■ WHAT THE TASK ASKS:
Restate the data word for word and leave the images out.

Start of GIVEN DATA

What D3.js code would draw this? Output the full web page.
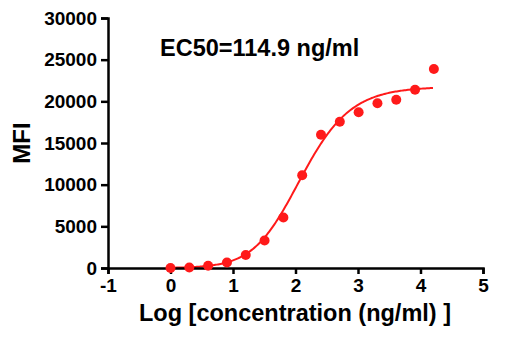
<!DOCTYPE html>
<html>
<head>
<meta charset="utf-8">
<script src="https://cdn.jsdelivr.net/npm/d3@7"></script>
<style>
  body { margin: 0; background: #fff; }
  text { font-family: "Liberation Sans", Arial, sans-serif; font-weight: bold; fill: #000; }
</style>
</head>
<body>
<svg id="chart" width="516" height="343"></svg>
<script>
// measured points: log10 of concentration (2-fold dilutions from 1 ng/ml)
var logConc = [0, 0.301, 0.602, 0.903, 1.204, 1.505, 1.806, 2.107, 2.408, 2.709, 3.010, 3.311, 3.612, 3.913, 4.214];
var mfi = [0, 50, 280, 670, 1560, 3310, 6070, 11120, 16000, 17560, 18680, 19760, 20200, 21400, 23880];

// fit curve parameters (asymmetric logistic)
var fitBottom = 0;
var fitTop = 21750;
var fitLogC = 1.862;
var fitHill = 1.0;
var fitAsym = 1.5;

var xTicks = [-1, 0, 1, 2, 3, 4, 5];
var yTicks = [0, 5000, 10000, 15000, 20000, 25000, 30000];

var svg = d3.select("#chart");

var x = d3.scaleLinear().domain([-1, 5]).range([108, 483]);
var y = d3.scaleLinear().domain([0, 30000]).range([268, 18]);

// fitted curve
var fit = function (lx) {
    return fitBottom + (fitTop - fitBottom) / Math.pow(1 + Math.pow(10, (fitLogC - lx) * fitHill), fitAsym);
};
var curve = d3.range(0, 4.2001, 0.02).map(function (lx) { return [lx, fit(lx)]; });

svg.append("path")
    .datum(curve)
    .attr("fill", "none")
    .attr("stroke", "#ff1a1a")
    .attr("stroke-width", 2)
    .attr("d", d3.line().x(function (d) { return x(d[0]); }).y(function (d) { return y(d[1]); }));

// axes
var xAxis = svg.append("g")
    .attr("transform", "translate(0,268)")
    .call(d3.axisBottom(x).tickValues(xTicks).tickSize(6).tickPadding(5)
        .tickFormat(function (d) { return String(d); }));

var yAxis = svg.append("g")
    .attr("transform", "translate(108,0)")
    .call(d3.axisLeft(y).tickValues(yTicks).tickSize(7).tickPadding(4)
        .tickFormat(function (d) { return String(d); }));

[xAxis, yAxis].forEach(function (g) {
    g.select(".domain").attr("stroke", "#000").attr("stroke-width", 2.5);
    g.selectAll(".tick line").attr("stroke", "#000").attr("stroke-width", 2.5);
    g.selectAll(".tick text").style("font-size", "19px").style("font-family", "Liberation Sans, Arial, sans-serif").style("font-weight", "bold");
});

// points
svg.append("g")
    .selectAll("circle")
    .data(logConc)
    .enter()
    .append("circle")
    .attr("cx", function (d) { return x(d); })
    .attr("cy", function (d, i) { return y(mfi[i]); })
    .attr("r", 5)
    .attr("fill", "#ff1a1a");

// labels
svg.append("text")
    .attr("x", 160)
    .attr("y", 56)
    .style("font-size", "23.5px")
    .text("EC50=114.9 ng/ml");

svg.append("text")
    .attr("x", 295)
    .attr("y", 321)
    .attr("text-anchor", "middle")
    .style("font-size", "23.5px")
    .text("Log [concentration (ng/ml) ]");

svg.append("text")
    .attr("transform", "translate(30,143) rotate(-90)")
    .attr("text-anchor", "middle")
    .style("font-size", "24px")
    .text("MFI");
</script>
</body>
</html>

End of GIVEN DATA

■ PROBLEM SOLUTION:
What D3.js code would draw this? Output the full web page.
<!DOCTYPE html>
<html>
<head>
<meta charset="utf-8">
<script src="https://cdn.jsdelivr.net/npm/d3@7"></script>
<style>
  body { margin: 0; background: #fff; }
  text { font-family: "Liberation Sans", Arial, sans-serif; font-weight: bold; fill: #000; }
</style>
</head>
<body>
<svg id="chart" width="516" height="343"></svg>
<script>
// measured points: log10 of concentration (2-fold dilutions from 1 ng/ml)
var logConc = [0, 0.301, 0.602, 0.903, 1.204, 1.505, 1.806, 2.107, 2.408, 2.709, 3.010, 3.311, 3.612, 3.913, 4.214];
var mfi = [0, 50, 280, 670, 1560, 3310, 6070, 11120, 16000, 17560, 18680, 19760, 20200, 21400, 23880];

// fit curve parameters (asymmetric logistic)
var fitBottom = 0;
var fitTop = 21750;
var fitLogC = 1.862;
var fitHill = 1.0;
var fitAsym = 1.5;

var xTicks = [-1, 0, 1, 2, 3, 4, 5];
var yTicks = [0, 5000, 10000, 15000, 20000, 25000, 30000];

var svg = d3.select("#chart");

var x = d3.scaleLinear().domain([-1, 5]).range([108, 483]);
var y = d3.scaleLinear().domain([0, 30000]).range([268, 18]);

// fitted curve
var fit = function (lx) {
    return fitBottom + (fitTop - fitBottom) / Math.pow(1 + Math.pow(10, (fitLogC - lx) * fitHill), fitAsym);
};
var curve = d3.range(0, 4.2001, 0.02).map(function (lx) { return [lx, fit(lx)]; });

svg.append("path")
    .datum(curve)
    .attr("fill", "none")
    .attr("stroke", "#ff1a1a")
    .attr("stroke-width", 2)
    .attr("d", d3.line().x(function (d) { return x(d[0]); }).y(function (d) { return y(d[1]); }));

// axes
var xAxis = svg.append("g")
    .attr("transform", "translate(0,268)")
    .call(d3.axisBottom(x).tickValues(xTicks).tickSize(6).tickPadding(5)
        .tickFormat(function (d) { return String(d); }));

var yAxis = svg.append("g")
    .attr("transform", "translate(108,0)")
    .call(d3.axisLeft(y).tickValues(yTicks).tickSize(7).tickPadding(4)
        .tickFormat(function (d) { return String(d); }));

[xAxis, yAxis].forEach(function (g) {
    g.select(".domain").attr("stroke", "#000").attr("stroke-width", 2.5);
    g.selectAll(".tick line").attr("stroke", "#000").attr("stroke-width", 2.5);
    g.selectAll(".tick text").style("font-size", "19px").style("font-family", "Liberation Sans, Arial, sans-serif").style("font-weight", "bold");
});

// points
svg.append("g")
    .selectAll("circle")
    .data(logConc)
    .enter()
    .append("circle")
    .attr("cx", function (d) { return x(d); })
    .attr("cy", function (d, i) { return y(mfi[i]); })
    .attr("r", 5)
    .attr("fill", "#ff1a1a");

// labels
svg.append("text")
    .attr("x", 160)
    .attr("y", 56)
    .style("font-size", "23.5px")
    .text("EC50=114.9 ng/ml");

svg.append("text")
    .attr("x", 295)
    .attr("y", 321)
    .attr("text-anchor", "middle")
    .style("font-size", "23.5px")
    .text("Log [concentration (ng/ml) ]");

svg.append("text")
    .attr("transform", "translate(30,143) rotate(-90)")
    .attr("text-anchor", "middle")
    .style("font-size", "24px")
    .text("MFI");
</script>
</body>
</html>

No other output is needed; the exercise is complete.